== Exercise ==
Print the lines of the listing below verbatim from its first line through the line bearing "import seaborn as sns". Any pictures are to be omitted.

== Information shown ==
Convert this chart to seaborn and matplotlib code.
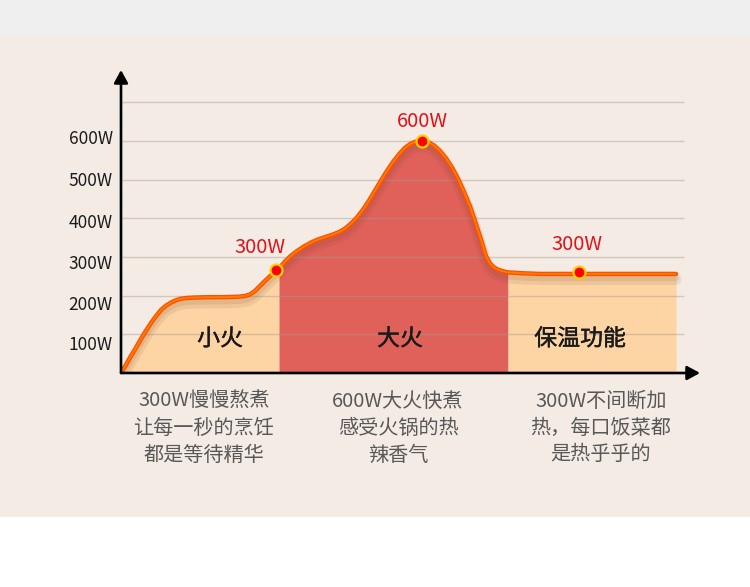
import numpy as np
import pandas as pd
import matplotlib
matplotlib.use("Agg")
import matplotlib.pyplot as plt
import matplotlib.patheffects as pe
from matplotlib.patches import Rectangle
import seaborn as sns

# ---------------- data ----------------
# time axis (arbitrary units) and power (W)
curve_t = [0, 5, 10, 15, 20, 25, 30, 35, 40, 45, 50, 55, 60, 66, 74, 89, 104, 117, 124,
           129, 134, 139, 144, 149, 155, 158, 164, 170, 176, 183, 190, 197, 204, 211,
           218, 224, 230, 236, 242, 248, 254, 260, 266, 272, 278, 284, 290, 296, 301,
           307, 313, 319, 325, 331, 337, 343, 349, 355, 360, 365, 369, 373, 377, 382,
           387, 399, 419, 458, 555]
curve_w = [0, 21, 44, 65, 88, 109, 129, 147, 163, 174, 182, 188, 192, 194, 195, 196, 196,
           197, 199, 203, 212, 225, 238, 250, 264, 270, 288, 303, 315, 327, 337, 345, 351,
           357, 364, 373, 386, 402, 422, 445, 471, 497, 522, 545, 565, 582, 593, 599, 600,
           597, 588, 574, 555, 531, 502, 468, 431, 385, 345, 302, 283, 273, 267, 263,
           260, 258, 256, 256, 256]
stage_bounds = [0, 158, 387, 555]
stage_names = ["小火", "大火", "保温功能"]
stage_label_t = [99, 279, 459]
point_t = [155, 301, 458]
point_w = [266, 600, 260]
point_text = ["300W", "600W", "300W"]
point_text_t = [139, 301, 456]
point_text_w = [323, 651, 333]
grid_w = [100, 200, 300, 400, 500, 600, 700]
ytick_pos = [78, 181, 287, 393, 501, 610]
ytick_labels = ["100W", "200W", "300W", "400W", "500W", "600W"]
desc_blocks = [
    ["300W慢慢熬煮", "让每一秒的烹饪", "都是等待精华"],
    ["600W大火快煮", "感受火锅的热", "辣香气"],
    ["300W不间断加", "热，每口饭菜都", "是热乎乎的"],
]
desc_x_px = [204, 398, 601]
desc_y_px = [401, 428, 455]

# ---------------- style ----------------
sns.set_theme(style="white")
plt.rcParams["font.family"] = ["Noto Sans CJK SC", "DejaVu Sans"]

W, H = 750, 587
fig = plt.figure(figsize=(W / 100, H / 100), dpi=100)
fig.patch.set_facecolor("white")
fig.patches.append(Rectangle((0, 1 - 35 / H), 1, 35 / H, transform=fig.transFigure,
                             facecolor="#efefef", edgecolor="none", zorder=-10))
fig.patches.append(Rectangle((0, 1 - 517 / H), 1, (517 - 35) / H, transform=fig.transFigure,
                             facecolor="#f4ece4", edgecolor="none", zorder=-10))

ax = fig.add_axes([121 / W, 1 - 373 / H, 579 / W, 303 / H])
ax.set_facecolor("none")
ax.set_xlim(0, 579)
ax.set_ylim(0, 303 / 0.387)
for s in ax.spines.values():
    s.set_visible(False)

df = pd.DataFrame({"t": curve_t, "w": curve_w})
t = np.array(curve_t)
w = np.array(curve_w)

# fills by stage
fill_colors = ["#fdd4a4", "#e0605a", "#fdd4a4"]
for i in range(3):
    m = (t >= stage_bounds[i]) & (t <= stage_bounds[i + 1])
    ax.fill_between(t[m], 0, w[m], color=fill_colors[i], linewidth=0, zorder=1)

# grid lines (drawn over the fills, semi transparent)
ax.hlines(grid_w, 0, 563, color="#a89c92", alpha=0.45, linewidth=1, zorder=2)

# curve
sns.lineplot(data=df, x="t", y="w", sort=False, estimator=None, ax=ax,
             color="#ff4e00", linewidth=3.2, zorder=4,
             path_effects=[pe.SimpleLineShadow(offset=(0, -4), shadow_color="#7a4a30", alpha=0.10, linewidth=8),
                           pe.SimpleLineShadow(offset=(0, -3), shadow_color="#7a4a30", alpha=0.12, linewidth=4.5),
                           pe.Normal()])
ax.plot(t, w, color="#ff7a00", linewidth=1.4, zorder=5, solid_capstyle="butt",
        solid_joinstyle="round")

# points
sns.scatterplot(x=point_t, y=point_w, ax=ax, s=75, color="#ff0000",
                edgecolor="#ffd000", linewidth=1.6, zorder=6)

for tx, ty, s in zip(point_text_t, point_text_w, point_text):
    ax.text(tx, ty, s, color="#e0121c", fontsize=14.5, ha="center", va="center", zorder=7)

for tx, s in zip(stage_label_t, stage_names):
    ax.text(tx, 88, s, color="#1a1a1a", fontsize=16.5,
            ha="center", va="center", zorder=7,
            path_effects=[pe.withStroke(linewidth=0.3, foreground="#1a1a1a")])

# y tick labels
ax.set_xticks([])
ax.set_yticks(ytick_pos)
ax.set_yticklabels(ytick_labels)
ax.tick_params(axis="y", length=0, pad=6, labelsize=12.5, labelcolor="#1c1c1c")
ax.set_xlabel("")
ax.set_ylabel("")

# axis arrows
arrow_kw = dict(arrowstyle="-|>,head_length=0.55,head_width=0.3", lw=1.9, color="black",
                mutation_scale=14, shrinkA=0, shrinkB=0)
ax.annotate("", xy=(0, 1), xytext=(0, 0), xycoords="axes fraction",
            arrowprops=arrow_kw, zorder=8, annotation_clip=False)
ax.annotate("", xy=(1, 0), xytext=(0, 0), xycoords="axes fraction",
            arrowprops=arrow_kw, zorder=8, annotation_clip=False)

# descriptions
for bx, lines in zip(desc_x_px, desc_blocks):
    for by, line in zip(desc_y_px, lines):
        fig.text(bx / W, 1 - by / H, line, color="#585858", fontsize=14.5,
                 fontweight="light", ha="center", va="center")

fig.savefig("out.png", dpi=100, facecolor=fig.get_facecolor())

== Answer to the exercise ==
Convert this chart to seaborn and matplotlib code.
import numpy as np
import pandas as pd
import matplotlib
matplotlib.use("Agg")
import matplotlib.pyplot as plt
import matplotlib.patheffects as pe
from matplotlib.patches import Rectangle
import seaborn as sns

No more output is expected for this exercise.